Job
Print only the lines from the top of the data through the line with "from matplotlib.ticker import FuncFormatter", both included, skipping every picture.

Given information
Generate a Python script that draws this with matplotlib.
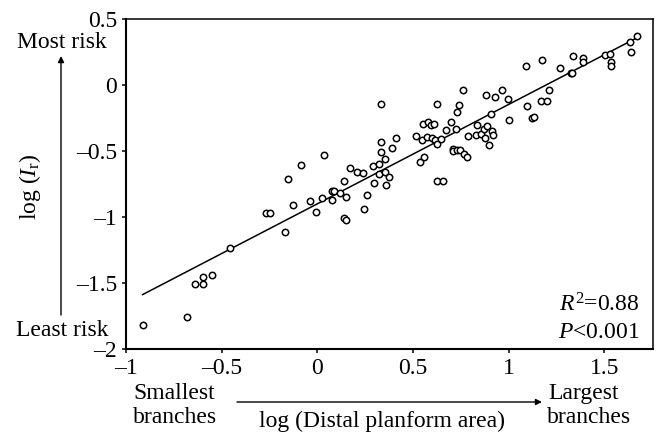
import matplotlib
matplotlib.use("Agg")
import matplotlib.pyplot as plt
import numpy as np
from matplotlib.ticker import FuncFormatter

# log(distal planform area) vs log(I_r), one entry per branch
log_area = [
    -0.913, -0.683, -0.638, -0.599, -0.596, -0.550, -0.455, -0.267, -0.246, -0.170,
    -0.153, -0.125, -0.084, -0.037, -0.008, 0.023, 0.037, 0.078, 0.089, 0.117,
    0.078, 0.138, 0.148, 0.138, 0.152, 0.171, 0.209, 0.240, 0.244, 0.261,
    0.290, 0.296, 0.321, 0.321, 0.331, 0.331, 0.331, 0.352, 0.356, 0.375,
    0.359, 0.392, 0.410, 0.516, 0.537, 0.558, 0.549, 0.575, 0.600, 0.615,
    0.624, 0.645, 0.551, 0.577, 0.596, 0.612, 0.624, 0.627, 0.657, 0.673,
    0.700, 0.725, 0.732, 0.742, 0.760, 0.708, 0.708, 0.729, 0.746, 0.769,
    0.781, 0.788, 0.831, 0.856, 0.836, 0.873, 0.887, 0.877, 0.915, 0.918,
    0.898, 0.880, 0.929, 0.906, 0.966, 0.995, 1.004, 1.091, 1.095, 1.124,
    1.133, 1.169, 1.199, 1.211, 1.175, 1.267, 1.326, 1.333, 1.337, 1.387,
    1.387, 1.502, 1.530, 1.537, 1.534, 1.635, 1.638, 1.673,
]
log_risk = [
    -1.814, -1.755, -1.503, -1.503, -1.450, -1.435, -1.235, -0.970, -0.970, -1.114,
    -0.712, -0.904, -0.604, -0.874, -0.960, -0.854, -0.528, -0.798, -0.798, -0.814,
    -0.869, -0.727, -0.848, -1.005, -1.023, -0.629, -0.659, -0.664, -0.935, -0.833,
    -0.614, -0.740, -0.594, -0.669, -0.142, -0.427, -0.508, -0.558, -0.659, -0.695,
    -0.753, -0.473, -0.397, -0.382, -0.583, -0.543, -0.414, -0.394, -0.399, -0.417,
    -0.447, -0.409, -0.291, -0.278, -0.301, -0.295, -0.142, -0.727, -0.727, -0.336,
    -0.278, -0.329, -0.202, -0.152, -0.038, -0.480, -0.498, -0.492, -0.490, -0.523,
    -0.541, -0.386, -0.379, -0.367, -0.303, -0.333, -0.311, -0.397, -0.344, -0.379,
    -0.452, -0.071, -0.086, -0.217, -0.036, -0.106, -0.263, 0.149, -0.157, -0.248,
    -0.238, -0.119, -0.119, -0.036, 0.189, 0.129, 0.091, 0.095, 0.220, 0.207,
    0.179, 0.227, 0.235, 0.179, 0.148, 0.328, 0.250, 0.373,
]

# regression line as drawn in the figure
fit_slope = 0.753
fit_intercept = -0.898
fit_xrange = [-0.913, 1.687]

x_ticks = [-1, -0.5, 0, 0.5, 1, 1.5]
y_ticks = [0.5, 0, -0.5, -1, -1.5, -2]

plt.rcParams["font.family"] = ["Liberation Serif", "DejaVu Serif"]
plt.rcParams["font.size"] = 17
plt.rcParams["mathtext.fontset"] = "custom"
plt.rcParams["mathtext.rm"] = "Liberation Serif"
plt.rcParams["mathtext.it"] = "Liberation Serif:italic"

W, H = 657, 433
fig = plt.figure(figsize=(W / 100, H / 100), dpi=100)


def px(x, y):
    """pixel coords (from top-left) -> figure fraction"""
    return x / W, 1 - y / H


ax = fig.add_axes([126 / W, 1 - 349.3 / H, (652.7 - 126) / W, 330 / H])

ax.plot(log_area, log_risk, ls="none", marker="o", ms=4.6, mfc="white",
        mec="black", mew=1.1, zorder=3)
xs = np.array(fit_xrange)
ax.plot(xs, fit_slope * xs + fit_intercept, color="black", lw=1.1, zorder=2)

ax.set_xlim(-1, 1.753)
ax.set_ylim(-2, 0.5)
ax.set_xticks(x_ticks)
ax.set_yticks(y_ticks)
fmt = FuncFormatter(lambda v, p: f"{v:g}".replace("-", "\u2013"))
ax.xaxis.set_major_formatter(fmt)
ax.yaxis.set_major_formatter(fmt)
ax.tick_params(direction="out", length=3, width=1.1, pad=3.5,
               top=False, right=False)
ax.spines["left"].set_linewidth(1.5)
ax.spines["bottom"].set_linewidth(1.5)
ax.spines["top"].set_linewidth(1.1)
ax.spines["right"].set_linewidth(1.1)

# y side annotations
fig.text(*px(62, 42), "Most risk", ha="center", va="center")
fig.text(*px(62, 330), "Least risk", ha="center", va="center")
fig.text(*px(30, 187), r"log ($I_{\mathrm{r}}$)", ha="center", va="center",
         rotation=90)
ax.annotate("", xy=px(61, 56), xytext=px(61, 315), xycoords="figure fraction",
            textcoords="figure fraction",
            arrowprops=dict(arrowstyle="-|>", color="black", lw=1.0,
                            mutation_scale=9, shrinkA=0, shrinkB=0))

# x side annotations
fig.text(*px(133, 399), "Smallest", ha="left", va="baseline")
fig.text(*px(133, 422.7), "branches", ha="left", va="baseline")
fig.text(*px(548, 399), "Largest", ha="left", va="baseline")
fig.text(*px(547, 422.7), "branches", ha="left", va="baseline")
fig.text(*px(382, 427), "log (Distal planform area)", ha="center",
         va="baseline")
ax.annotate("", xy=px(542, 402), xytext=px(237, 402), xycoords="figure fraction",
            textcoords="figure fraction",
            arrowprops=dict(arrowstyle="-|>", color="black", lw=1.0,
                            mutation_scale=9, shrinkA=0, shrinkB=0))

# stats
fig.text(*px(640, 311), r"$R^2$=0.88", ha="right", va="baseline")
fig.text(*px(640, 337.7), r"$P$<0.001", ha="right", va="baseline")

fig.savefig("out.png", dpi=100)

Output below
Generate a Python script that draws this with matplotlib.
import matplotlib
matplotlib.use("Agg")
import matplotlib.pyplot as plt
import numpy as np
from matplotlib.ticker import FuncFormatter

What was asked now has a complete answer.